>> start Exercise data
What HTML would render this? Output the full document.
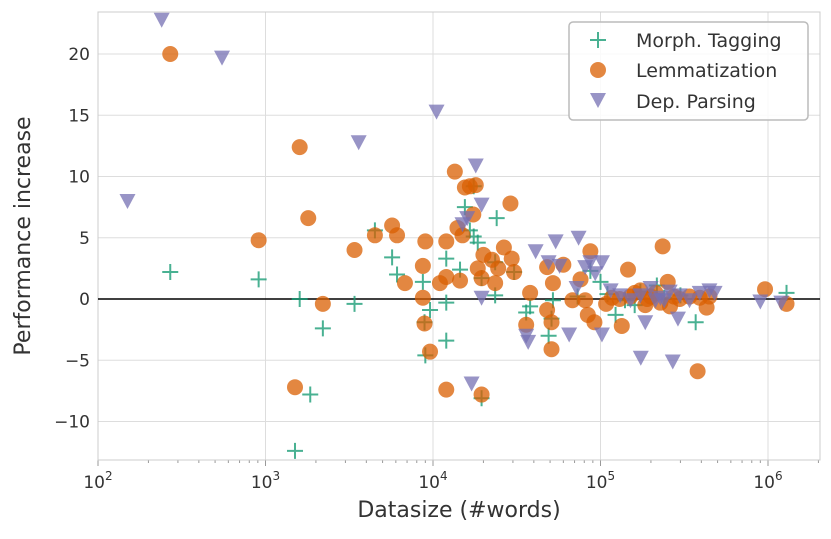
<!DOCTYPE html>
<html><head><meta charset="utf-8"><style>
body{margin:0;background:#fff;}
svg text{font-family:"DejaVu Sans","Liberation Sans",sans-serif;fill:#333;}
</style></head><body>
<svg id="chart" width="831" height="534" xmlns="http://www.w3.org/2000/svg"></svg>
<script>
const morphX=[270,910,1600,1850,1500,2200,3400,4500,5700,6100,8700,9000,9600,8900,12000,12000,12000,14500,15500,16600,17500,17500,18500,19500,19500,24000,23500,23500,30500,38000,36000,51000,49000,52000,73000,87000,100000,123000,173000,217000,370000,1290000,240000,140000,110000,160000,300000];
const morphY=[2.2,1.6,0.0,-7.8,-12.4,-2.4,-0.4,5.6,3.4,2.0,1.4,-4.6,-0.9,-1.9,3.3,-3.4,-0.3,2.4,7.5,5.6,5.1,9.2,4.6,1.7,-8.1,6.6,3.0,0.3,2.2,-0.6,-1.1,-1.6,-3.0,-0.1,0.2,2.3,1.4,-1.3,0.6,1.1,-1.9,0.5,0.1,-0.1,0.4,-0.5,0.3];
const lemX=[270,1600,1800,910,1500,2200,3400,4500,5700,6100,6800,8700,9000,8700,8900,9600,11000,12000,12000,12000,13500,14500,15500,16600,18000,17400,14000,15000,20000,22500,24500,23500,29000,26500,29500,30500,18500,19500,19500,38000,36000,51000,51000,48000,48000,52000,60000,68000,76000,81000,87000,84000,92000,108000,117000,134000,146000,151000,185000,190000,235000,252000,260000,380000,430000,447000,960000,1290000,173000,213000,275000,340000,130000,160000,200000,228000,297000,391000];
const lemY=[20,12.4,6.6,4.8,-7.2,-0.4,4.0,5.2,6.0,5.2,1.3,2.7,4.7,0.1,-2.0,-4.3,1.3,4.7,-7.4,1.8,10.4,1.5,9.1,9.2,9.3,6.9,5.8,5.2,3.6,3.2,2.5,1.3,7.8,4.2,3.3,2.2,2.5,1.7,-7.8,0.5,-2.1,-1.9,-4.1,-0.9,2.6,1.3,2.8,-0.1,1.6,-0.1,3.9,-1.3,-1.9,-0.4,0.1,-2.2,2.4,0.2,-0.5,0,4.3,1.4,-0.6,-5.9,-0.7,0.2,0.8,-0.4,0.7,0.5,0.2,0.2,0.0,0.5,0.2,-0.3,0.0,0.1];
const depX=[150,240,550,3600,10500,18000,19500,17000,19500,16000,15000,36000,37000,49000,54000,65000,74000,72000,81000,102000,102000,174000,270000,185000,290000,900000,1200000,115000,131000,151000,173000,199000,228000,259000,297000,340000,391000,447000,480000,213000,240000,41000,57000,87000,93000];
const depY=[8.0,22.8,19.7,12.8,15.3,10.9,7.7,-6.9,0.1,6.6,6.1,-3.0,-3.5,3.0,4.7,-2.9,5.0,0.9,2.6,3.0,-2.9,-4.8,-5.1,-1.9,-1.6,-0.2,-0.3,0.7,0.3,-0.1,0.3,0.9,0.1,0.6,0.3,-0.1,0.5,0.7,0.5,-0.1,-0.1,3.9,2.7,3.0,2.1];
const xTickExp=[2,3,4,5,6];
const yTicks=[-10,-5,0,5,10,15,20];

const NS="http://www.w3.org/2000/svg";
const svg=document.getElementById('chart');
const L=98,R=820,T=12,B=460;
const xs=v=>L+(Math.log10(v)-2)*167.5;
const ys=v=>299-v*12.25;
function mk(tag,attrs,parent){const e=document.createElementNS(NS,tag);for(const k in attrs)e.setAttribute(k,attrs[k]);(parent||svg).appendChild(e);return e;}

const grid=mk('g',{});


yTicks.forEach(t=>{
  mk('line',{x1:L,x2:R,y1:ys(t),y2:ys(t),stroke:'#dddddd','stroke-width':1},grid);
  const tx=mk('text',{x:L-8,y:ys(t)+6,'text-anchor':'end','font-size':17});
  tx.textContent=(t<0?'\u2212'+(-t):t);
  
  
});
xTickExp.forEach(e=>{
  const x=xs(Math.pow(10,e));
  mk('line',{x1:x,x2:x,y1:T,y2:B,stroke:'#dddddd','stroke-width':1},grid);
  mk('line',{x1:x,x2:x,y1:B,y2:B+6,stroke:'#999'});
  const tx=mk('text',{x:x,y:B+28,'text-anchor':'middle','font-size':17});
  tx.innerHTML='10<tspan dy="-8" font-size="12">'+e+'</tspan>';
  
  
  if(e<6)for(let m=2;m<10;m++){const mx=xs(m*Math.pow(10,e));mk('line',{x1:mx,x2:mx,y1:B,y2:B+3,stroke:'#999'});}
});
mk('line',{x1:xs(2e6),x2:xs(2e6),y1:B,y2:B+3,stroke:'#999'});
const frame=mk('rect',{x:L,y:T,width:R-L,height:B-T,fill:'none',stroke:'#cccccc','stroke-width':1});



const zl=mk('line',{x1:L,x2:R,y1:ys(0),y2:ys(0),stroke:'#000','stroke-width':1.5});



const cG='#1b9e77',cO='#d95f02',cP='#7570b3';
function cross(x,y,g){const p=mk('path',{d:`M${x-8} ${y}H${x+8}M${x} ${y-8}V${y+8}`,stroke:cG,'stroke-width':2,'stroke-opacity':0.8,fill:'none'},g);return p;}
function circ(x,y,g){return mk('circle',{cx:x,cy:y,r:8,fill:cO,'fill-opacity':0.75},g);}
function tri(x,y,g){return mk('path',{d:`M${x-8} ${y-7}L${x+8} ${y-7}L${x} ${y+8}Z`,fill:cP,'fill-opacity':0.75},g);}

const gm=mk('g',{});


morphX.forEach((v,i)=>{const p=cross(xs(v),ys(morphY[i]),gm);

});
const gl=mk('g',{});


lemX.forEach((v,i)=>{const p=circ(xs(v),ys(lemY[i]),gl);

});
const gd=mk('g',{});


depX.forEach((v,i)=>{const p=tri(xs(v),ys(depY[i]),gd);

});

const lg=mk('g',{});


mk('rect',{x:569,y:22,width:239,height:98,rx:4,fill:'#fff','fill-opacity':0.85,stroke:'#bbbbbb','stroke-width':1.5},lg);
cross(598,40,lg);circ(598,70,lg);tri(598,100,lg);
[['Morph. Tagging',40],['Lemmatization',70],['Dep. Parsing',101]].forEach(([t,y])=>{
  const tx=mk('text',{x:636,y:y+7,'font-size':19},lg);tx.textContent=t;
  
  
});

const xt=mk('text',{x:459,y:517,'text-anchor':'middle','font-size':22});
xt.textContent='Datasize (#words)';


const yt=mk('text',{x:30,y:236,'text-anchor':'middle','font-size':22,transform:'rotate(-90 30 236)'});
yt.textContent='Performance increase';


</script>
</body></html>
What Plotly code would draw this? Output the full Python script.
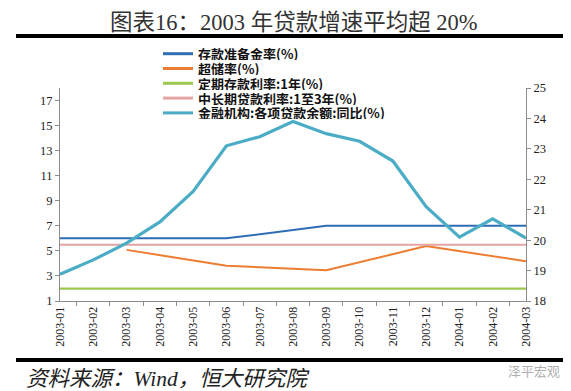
>> end Exercise data
» Problem to work on
Quote everything in the listing above exactly; pictures are the only thing to omit.

» Output below
What HTML would render this? Output the full document.
<!DOCTYPE html>
<html><head><meta charset="utf-8"><style>
body{margin:0;background:#fff;}
svg text{font-family:"DejaVu Sans","Liberation Sans",sans-serif;fill:#333;}
</style></head><body>
<svg id="chart" width="831" height="534" xmlns="http://www.w3.org/2000/svg"></svg>
<script>
const morphX=[270,910,1600,1850,1500,2200,3400,4500,5700,6100,8700,9000,9600,8900,12000,12000,12000,14500,15500,16600,17500,17500,18500,19500,19500,24000,23500,23500,30500,38000,36000,51000,49000,52000,73000,87000,100000,123000,173000,217000,370000,1290000,240000,140000,110000,160000,300000];
const morphY=[2.2,1.6,0.0,-7.8,-12.4,-2.4,-0.4,5.6,3.4,2.0,1.4,-4.6,-0.9,-1.9,3.3,-3.4,-0.3,2.4,7.5,5.6,5.1,9.2,4.6,1.7,-8.1,6.6,3.0,0.3,2.2,-0.6,-1.1,-1.6,-3.0,-0.1,0.2,2.3,1.4,-1.3,0.6,1.1,-1.9,0.5,0.1,-0.1,0.4,-0.5,0.3];
const lemX=[270,1600,1800,910,1500,2200,3400,4500,5700,6100,6800,8700,9000,8700,8900,9600,11000,12000,12000,12000,13500,14500,15500,16600,18000,17400,14000,15000,20000,22500,24500,23500,29000,26500,29500,30500,18500,19500,19500,38000,36000,51000,51000,48000,48000,52000,60000,68000,76000,81000,87000,84000,92000,108000,117000,134000,146000,151000,185000,190000,235000,252000,260000,380000,430000,447000,960000,1290000,173000,213000,275000,340000,130000,160000,200000,228000,297000,391000];
const lemY=[20,12.4,6.6,4.8,-7.2,-0.4,4.0,5.2,6.0,5.2,1.3,2.7,4.7,0.1,-2.0,-4.3,1.3,4.7,-7.4,1.8,10.4,1.5,9.1,9.2,9.3,6.9,5.8,5.2,3.6,3.2,2.5,1.3,7.8,4.2,3.3,2.2,2.5,1.7,-7.8,0.5,-2.1,-1.9,-4.1,-0.9,2.6,1.3,2.8,-0.1,1.6,-0.1,3.9,-1.3,-1.9,-0.4,0.1,-2.2,2.4,0.2,-0.5,0,4.3,1.4,-0.6,-5.9,-0.7,0.2,0.8,-0.4,0.7,0.5,0.2,0.2,0.0,0.5,0.2,-0.3,0.0,0.1];
const depX=[150,240,550,3600,10500,18000,19500,17000,19500,16000,15000,36000,37000,49000,54000,65000,74000,72000,81000,102000,102000,174000,270000,185000,290000,900000,1200000,115000,131000,151000,173000,199000,228000,259000,297000,340000,391000,447000,480000,213000,240000,41000,57000,87000,93000];
const depY=[8.0,22.8,19.7,12.8,15.3,10.9,7.7,-6.9,0.1,6.6,6.1,-3.0,-3.5,3.0,4.7,-2.9,5.0,0.9,2.6,3.0,-2.9,-4.8,-5.1,-1.9,-1.6,-0.2,-0.3,0.7,0.3,-0.1,0.3,0.9,0.1,0.6,0.3,-0.1,0.5,0.7,0.5,-0.1,-0.1,3.9,2.7,3.0,2.1];
const xTickExp=[2,3,4,5,6];
const yTicks=[-10,-5,0,5,10,15,20];

const NS="http://www.w3.org/2000/svg";
const svg=document.getElementById('chart');
const L=98,R=820,T=12,B=460;
const xs=v=>L+(Math.log10(v)-2)*167.5;
const ys=v=>299-v*12.25;
function mk(tag,attrs,parent){const e=document.createElementNS(NS,tag);for(const k in attrs)e.setAttribute(k,attrs[k]);(parent||svg).appendChild(e);return e;}

const grid=mk('g',{});


yTicks.forEach(t=>{
  mk('line',{x1:L,x2:R,y1:ys(t),y2:ys(t),stroke:'#dddddd','stroke-width':1},grid);
  const tx=mk('text',{x:L-8,y:ys(t)+6,'text-anchor':'end','font-size':17});
  tx.textContent=(t<0?'\u2212'+(-t):t);
  
  
});
xTickExp.forEach(e=>{
  const x=xs(Math.pow(10,e));
  mk('line',{x1:x,x2:x,y1:T,y2:B,stroke:'#dddddd','stroke-width':1},grid);
  mk('line',{x1:x,x2:x,y1:B,y2:B+6,stroke:'#999'});
  const tx=mk('text',{x:x,y:B+28,'text-anchor':'middle','font-size':17});
  tx.innerHTML='10<tspan dy="-8" font-size="12">'+e+'</tspan>';
  
  
  if(e<6)for(let m=2;m<10;m++){const mx=xs(m*Math.pow(10,e));mk('line',{x1:mx,x2:mx,y1:B,y2:B+3,stroke:'#999'});}
});
mk('line',{x1:xs(2e6),x2:xs(2e6),y1:B,y2:B+3,stroke:'#999'});
const frame=mk('rect',{x:L,y:T,width:R-L,height:B-T,fill:'none',stroke:'#cccccc','stroke-width':1});



const zl=mk('line',{x1:L,x2:R,y1:ys(0),y2:ys(0),stroke:'#000','stroke-width':1.5});



const cG='#1b9e77',cO='#d95f02',cP='#7570b3';
function cross(x,y,g){const p=mk('path',{d:`M${x-8} ${y}H${x+8}M${x} ${y-8}V${y+8}`,stroke:cG,'stroke-width':2,'stroke-opacity':0.8,fill:'none'},g);return p;}
function circ(x,y,g){return mk('circle',{cx:x,cy:y,r:8,fill:cO,'fill-opacity':0.75},g);}
function tri(x,y,g){return mk('path',{d:`M${x-8} ${y-7}L${x+8} ${y-7}L${x} ${y+8}Z`,fill:cP,'fill-opacity':0.75},g);}

const gm=mk('g',{});


morphX.forEach((v,i)=>{const p=cross(xs(v),ys(morphY[i]),gm);

});
const gl=mk('g',{});


lemX.forEach((v,i)=>{const p=circ(xs(v),ys(lemY[i]),gl);

});
const gd=mk('g',{});


depX.forEach((v,i)=>{const p=tri(xs(v),ys(depY[i]),gd);

});

const lg=mk('g',{});


mk('rect',{x:569,y:22,width:239,height:98,rx:4,fill:'#fff','fill-opacity':0.85,stroke:'#bbbbbb','stroke-width':1.5},lg);
cross(598,40,lg);circ(598,70,lg);tri(598,100,lg);
[['Morph. Tagging',40],['Lemmatization',70],['Dep. Parsing',101]].forEach(([t,y])=>{
  const tx=mk('text',{x:636,y:y+7,'font-size':19},lg);tx.textContent=t;
  
  
});

const xt=mk('text',{x:459,y:517,'text-anchor':'middle','font-size':22});
xt.textContent='Datasize (#words)';


const yt=mk('text',{x:30,y:236,'text-anchor':'middle','font-size':22,transform:'rotate(-90 30 236)'});
yt.textContent='Performance increase';


</script>
</body></html>
What Plotly code would draw this? Output the full Python script.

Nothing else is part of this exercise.